I imagine the slight softening of Arnold is due to Chopra’s decision to modify the ending of Oates’s story. In Smooth Talk, the viewer sees that Connie makes it out alive, so that the movie ends up feeling like a bit of a morality play: this precocious teenager is punished for daring to explore her sexuality. I find that disturbing, especially in light of the final scenes of the movie, where Connie makes amends with her family and dances with her sister to James Taylor’s “Handy Man,” a callback to an earlier scene in the film. “You wouldn’t feel, like, defiled or anything if I touch you?” Connie asks her sister. She’s smirking, but we know she means it. “Do you still like this song?” she asks her sister a minute later as they dance. It’s a telling, honest moment that reveals the way Connie feels changed after her encounter with Arnold, but the lack of commentary with which it’s presented complicates it for me.

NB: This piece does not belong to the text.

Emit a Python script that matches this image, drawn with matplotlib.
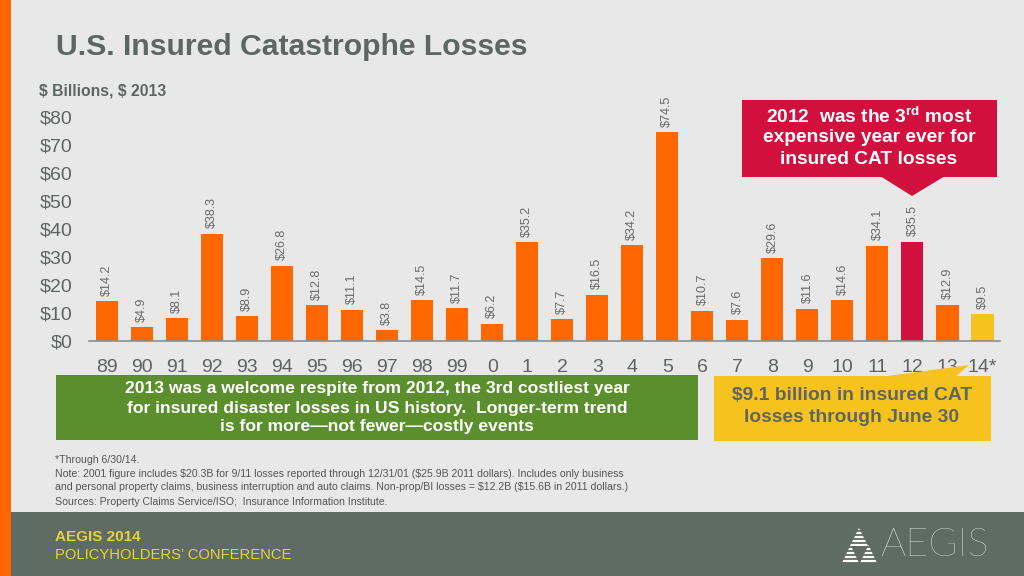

Joyce Carol Oates wanted nothing to do with the adaptation, but she praised it once she had seen it and even defended Chopra’s new ending. I thought it was a successful adaptation, too. Like its source material, Smooth Talk is enjoyable, disturbing, complicated, and thought-provoking—even if it does have lots of cheesy synth music.
- Charles Schmid was a gymnast, and Treat Williams does some neat little balancing beam acts on that gold Caddy of his. Not sure if those facts are intentionally related.

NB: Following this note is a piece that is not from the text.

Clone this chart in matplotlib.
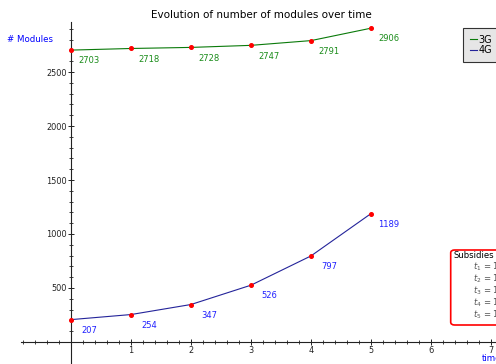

- Joyce Carol Oates dedicated the story to Bob Dylan, whose song “It’s All Over Now, Baby Blue” inspired the title.
- Do you need a creepy Halloween costume idea? You should go as Arnold Friend. He stuffs his boots to make himself appear taller, so you’d be totally comfortable walking around all night.
- Smooth Talk, which no one I know has ever heard of, won the Grand Jury Prize at Sundance the year it was released.